Dennis and Dee try to win over Frank by giving him "the perfect day", but Frank often uses his gun for everything. Their last stop is at Jersey Shore, where Frank thanks them for the day and tells him he will give them his money. However, Frank hands them his gun, telling him to kill him, which they refuse to do. Frank is angered to discover that they wanted to take away his gun and removes them from his will again. In New Jersey, Donald (Gregory Scott Cummins) provides the letters to Mac, and his attempts at reconnecting with his family are rejected. They arrive at the sisters' house, where they are revealed to be using the jar for ASMR, which made them rich. Mac is also annoyed to discover that his mother used the bathroom and cleaned herself with the letters, making them worthless. They return to the bar with Dennis, Dee and Frank, where Dennis goes on a tirade about their legacy. Frank then drops his gun on the counter, which fires and ricochets into Mac, Charlie and Frank's leg.

==Production==
===Development===
In May 2023, it was reported that the second episode of the sixteenth season would be titled "Frank Shoots Every Member of the Gang", and was to be directed by Richie Keen and written by writer's assistant Davis Kop. This was Keen's 14th directing credit, and Kop's first writing credit. Twins Olivia and Isabella Cohen appear as Charlie's younger twin sisters Bunny and Candy Kelly, characters whose only other appearance was in the 2005 first season finale "Charlie Got Molested", eighteen years earlier.

===Writing===
Charlie's subplot was inspired by a story shared by Danny DeVito to the cast on their first meeting in the series. DeVito's father was said to have kept a box of teeth, which "also sometimes held wristwatches." The story was used for the series, with the box changed to a jar belonging to Charlie's family.

==Reception==
===Viewers===
In its original American broadcast, "Frank Shoots Every Member of the Gang" was seen by an estimated 0.216 million household viewers and gained a 0.09 ratings share among adults aged 18–49, according to Nielsen Media Research. This means that 0.09 percent of all households with televisions watched the episode. This was a 30% decrease in viewership from the previous episode, which was watched by 0.305 million viewers with a 0.14 in the 18-49 demographics.

===Critical reviews===
"Frank Shoots Every Member of the Gang" received very positive reviews from critics. Ross Bonaime of Collider wrote, "in the second episode, 'Frank Shoots Every Member of the Gang,' Charlie, Mac, and their mothers go to meet Mac's uncle and Charlie’s sisters in order to gain pieces of their family's legacies. While it's always great spending time with these five, it's nice that this season tries to expand a bit more into the supporting characters that are equally fun to explore."

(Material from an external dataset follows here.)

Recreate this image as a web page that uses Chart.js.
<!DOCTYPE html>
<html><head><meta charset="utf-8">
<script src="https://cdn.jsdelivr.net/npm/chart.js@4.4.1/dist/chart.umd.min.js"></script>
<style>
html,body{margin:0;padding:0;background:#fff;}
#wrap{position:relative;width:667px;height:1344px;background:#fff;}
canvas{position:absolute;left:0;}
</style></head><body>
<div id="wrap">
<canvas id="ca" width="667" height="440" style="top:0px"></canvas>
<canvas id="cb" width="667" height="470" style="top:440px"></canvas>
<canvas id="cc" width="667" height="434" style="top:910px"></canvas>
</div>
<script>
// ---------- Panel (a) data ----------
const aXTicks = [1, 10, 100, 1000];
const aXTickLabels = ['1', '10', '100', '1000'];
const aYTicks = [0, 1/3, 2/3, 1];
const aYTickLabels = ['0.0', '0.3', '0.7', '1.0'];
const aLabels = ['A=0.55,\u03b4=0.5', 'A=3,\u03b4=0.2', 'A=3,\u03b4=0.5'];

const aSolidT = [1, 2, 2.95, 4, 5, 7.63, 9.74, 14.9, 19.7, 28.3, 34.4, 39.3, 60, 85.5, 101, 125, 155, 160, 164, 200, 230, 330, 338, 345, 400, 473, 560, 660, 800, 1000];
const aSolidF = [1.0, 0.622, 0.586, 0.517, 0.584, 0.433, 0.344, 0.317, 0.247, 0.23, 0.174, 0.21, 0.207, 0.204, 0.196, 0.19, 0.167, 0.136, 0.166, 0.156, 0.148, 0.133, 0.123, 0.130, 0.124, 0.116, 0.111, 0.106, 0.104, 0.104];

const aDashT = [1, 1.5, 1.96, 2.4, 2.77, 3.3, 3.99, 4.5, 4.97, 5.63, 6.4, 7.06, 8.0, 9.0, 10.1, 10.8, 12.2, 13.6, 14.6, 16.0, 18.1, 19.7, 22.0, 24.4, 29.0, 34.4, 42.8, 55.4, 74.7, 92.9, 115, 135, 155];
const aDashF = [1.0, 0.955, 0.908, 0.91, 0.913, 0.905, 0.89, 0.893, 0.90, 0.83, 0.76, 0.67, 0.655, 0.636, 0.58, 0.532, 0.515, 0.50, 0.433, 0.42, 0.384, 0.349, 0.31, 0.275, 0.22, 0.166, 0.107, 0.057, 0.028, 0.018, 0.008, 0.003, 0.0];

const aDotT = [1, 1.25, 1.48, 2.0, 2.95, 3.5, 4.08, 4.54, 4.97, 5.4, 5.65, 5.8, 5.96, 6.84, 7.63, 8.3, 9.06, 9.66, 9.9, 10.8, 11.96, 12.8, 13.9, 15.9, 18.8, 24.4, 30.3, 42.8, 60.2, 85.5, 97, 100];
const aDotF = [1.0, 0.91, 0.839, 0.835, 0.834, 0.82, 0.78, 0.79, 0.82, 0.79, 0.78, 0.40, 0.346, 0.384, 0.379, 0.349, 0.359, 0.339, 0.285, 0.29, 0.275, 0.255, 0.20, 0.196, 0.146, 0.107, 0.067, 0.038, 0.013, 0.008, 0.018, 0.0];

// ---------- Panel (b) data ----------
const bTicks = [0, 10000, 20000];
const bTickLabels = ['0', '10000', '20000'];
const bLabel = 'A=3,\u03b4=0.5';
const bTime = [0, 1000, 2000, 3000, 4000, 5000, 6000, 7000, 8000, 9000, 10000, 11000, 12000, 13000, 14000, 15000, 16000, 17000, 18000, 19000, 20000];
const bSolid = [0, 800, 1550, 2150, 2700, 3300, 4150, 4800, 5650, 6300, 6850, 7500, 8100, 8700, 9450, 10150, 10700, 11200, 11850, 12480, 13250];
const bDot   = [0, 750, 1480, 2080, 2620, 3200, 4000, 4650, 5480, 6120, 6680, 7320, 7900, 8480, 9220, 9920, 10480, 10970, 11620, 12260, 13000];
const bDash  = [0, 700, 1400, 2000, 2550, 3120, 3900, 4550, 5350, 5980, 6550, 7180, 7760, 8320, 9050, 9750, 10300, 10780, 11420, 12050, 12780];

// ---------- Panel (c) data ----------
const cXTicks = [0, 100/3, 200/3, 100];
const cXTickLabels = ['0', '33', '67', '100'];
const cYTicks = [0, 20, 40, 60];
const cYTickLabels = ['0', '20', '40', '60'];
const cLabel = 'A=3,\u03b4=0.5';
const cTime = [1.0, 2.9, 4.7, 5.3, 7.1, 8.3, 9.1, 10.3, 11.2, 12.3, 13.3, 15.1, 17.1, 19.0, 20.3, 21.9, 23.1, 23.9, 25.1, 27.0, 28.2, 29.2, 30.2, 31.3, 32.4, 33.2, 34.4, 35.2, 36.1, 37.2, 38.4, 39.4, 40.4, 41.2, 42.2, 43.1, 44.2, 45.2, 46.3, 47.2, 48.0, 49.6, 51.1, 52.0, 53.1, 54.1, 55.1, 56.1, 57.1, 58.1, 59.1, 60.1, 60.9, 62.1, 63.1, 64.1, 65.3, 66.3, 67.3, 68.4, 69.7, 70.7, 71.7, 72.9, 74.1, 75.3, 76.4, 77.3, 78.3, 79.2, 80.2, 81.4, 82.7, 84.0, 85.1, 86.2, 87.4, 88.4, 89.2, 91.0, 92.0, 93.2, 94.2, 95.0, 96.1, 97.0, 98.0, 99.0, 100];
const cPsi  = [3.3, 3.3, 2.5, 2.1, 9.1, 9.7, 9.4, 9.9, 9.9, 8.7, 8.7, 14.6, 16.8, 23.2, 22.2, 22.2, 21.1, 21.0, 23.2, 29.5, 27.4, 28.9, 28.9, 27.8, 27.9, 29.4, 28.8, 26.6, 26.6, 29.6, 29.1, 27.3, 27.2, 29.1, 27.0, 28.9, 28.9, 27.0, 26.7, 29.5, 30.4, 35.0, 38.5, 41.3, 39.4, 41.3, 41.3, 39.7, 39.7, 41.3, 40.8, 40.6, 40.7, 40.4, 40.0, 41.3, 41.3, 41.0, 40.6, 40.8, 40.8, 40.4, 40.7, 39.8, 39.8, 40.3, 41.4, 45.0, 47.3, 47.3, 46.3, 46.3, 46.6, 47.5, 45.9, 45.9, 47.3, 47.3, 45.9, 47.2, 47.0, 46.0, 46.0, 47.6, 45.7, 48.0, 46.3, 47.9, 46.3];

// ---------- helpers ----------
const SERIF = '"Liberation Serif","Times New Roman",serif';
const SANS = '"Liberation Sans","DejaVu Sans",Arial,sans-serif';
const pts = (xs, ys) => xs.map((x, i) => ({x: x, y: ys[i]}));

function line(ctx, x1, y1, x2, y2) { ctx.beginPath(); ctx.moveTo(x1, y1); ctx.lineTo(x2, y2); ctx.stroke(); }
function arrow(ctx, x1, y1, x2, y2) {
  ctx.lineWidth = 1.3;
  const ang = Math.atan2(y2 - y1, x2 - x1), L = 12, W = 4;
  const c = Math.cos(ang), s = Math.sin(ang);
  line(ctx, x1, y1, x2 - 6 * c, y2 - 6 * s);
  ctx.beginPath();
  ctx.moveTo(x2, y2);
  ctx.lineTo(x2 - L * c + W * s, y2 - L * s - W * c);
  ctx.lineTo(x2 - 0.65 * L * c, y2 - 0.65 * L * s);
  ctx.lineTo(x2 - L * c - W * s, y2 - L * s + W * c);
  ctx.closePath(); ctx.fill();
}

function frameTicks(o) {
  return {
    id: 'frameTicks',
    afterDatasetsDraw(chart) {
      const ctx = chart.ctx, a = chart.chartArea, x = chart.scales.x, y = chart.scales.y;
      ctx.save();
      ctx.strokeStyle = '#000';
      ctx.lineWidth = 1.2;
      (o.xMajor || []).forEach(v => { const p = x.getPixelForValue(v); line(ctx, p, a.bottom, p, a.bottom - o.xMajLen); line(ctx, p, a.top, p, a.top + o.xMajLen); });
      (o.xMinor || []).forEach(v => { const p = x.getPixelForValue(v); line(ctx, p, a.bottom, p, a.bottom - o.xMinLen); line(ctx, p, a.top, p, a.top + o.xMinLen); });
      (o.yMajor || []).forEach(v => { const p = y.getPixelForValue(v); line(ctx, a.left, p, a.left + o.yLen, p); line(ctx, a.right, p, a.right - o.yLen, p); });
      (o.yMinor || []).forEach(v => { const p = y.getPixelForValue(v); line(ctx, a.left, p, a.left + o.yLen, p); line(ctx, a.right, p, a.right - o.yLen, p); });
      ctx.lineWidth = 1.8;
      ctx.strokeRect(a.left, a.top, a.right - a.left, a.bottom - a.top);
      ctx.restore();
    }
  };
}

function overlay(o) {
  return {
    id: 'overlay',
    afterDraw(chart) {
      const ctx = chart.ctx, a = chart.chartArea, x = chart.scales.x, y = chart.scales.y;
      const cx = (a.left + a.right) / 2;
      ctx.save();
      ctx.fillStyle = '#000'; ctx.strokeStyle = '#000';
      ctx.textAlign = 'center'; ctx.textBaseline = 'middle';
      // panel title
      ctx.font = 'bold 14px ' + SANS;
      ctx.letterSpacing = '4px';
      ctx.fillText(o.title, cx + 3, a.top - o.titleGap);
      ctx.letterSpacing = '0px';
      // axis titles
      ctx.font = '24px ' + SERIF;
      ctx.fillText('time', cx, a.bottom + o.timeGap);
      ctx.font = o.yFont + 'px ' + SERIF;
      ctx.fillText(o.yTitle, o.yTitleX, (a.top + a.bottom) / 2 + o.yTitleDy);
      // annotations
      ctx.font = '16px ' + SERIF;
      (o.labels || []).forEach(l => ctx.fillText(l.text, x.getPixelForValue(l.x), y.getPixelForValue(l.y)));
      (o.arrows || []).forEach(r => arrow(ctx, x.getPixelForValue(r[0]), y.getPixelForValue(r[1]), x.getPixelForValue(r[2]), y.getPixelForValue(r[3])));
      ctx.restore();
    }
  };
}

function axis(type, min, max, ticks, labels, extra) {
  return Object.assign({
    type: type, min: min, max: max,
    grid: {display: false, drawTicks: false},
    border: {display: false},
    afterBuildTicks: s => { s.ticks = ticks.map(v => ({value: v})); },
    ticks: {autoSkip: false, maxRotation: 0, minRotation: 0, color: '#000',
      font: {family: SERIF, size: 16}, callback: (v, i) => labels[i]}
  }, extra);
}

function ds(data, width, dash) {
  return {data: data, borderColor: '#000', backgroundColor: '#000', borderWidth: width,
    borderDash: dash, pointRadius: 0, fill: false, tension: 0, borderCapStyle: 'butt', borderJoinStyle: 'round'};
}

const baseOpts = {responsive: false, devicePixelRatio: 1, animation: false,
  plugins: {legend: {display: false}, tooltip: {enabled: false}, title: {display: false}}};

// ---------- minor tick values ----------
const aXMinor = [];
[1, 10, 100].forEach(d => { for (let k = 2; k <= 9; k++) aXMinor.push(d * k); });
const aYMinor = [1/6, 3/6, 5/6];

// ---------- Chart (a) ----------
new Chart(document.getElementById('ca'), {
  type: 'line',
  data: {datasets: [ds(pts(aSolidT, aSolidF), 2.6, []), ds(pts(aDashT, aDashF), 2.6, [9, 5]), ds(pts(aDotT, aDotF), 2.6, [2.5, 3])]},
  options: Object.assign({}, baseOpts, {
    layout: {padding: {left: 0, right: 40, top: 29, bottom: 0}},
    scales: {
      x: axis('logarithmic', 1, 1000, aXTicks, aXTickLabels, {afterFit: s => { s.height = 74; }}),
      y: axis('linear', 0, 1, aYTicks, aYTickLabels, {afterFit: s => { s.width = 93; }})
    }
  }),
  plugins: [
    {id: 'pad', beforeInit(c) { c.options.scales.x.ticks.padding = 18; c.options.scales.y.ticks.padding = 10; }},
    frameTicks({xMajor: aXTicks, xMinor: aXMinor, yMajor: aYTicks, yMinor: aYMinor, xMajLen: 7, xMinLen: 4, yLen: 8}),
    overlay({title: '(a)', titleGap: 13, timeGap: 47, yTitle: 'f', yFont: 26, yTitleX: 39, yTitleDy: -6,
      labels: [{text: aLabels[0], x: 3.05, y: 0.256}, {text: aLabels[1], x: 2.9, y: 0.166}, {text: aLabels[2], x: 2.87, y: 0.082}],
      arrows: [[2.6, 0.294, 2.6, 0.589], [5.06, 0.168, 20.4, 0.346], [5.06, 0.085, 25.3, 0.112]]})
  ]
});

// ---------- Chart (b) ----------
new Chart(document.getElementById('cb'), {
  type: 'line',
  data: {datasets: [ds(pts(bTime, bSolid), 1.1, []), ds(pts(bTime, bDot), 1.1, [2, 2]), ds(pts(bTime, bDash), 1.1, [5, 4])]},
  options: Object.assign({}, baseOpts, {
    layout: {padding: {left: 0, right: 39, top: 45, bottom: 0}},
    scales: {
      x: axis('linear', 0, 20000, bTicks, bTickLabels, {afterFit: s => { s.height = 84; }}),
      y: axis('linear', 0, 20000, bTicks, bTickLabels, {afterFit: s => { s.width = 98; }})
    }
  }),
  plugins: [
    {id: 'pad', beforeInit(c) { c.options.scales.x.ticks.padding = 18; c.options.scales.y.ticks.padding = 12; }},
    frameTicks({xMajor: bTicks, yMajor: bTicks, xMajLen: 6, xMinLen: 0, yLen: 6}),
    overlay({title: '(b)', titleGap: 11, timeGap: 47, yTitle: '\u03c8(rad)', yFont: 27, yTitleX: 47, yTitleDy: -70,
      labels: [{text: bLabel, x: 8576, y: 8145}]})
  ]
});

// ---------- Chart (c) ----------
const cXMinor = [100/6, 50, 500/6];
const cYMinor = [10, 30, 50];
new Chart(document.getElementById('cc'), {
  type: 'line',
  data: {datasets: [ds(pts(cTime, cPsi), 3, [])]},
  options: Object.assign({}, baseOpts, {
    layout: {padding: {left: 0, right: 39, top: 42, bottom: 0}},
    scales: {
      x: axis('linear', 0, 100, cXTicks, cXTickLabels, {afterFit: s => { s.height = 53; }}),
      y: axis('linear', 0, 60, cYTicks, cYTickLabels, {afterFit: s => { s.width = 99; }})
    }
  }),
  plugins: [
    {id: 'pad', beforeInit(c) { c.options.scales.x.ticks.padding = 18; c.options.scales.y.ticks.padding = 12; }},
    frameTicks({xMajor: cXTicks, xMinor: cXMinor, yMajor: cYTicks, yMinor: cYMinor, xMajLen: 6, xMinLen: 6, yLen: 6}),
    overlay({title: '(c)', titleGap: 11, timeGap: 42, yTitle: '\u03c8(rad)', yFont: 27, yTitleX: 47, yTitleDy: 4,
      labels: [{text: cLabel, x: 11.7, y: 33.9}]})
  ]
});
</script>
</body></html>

Emily Zemler of The New York Observer praised the premiere but considered the episode "slightly more hit or miss." Ray Flook of Bleeding Cool wrote, "These first two outings saw top-notch comedic writing & directing, supported by a cast that knows these characters better than most people know themselves." Jonah Krueger of Consequence wrote, "Even when episodes retread old ground, like 'Frank Shoots Every Member of the Gang' and its gun-centric commentary, the show still carries forward momentum."

Rendy Jones of Paste wrote, "'Frank Shoots Every Member of the Gang' once again has the gang ridiculing the — still too hot — subject of American gun control, or lack thereof. Both episodes are as funny as they are ingenious, establishing the rhythm for the rest of the season." Joel Keller of Decider wrote, "That episode was laugh-out-loud funny because of some of the more ridiculous, and disgusting, aspects of the story, like Charlie's mom crying while her mouth cascades blood; she pulled out her own tooth to try to make a new jar. There's also Mac's terse mother saying she has to 'smash' and keeping Mac quiet by putting out her cigarette on his knee. And the site of DeVito peeing on hydrants with his leg up will never not be funny."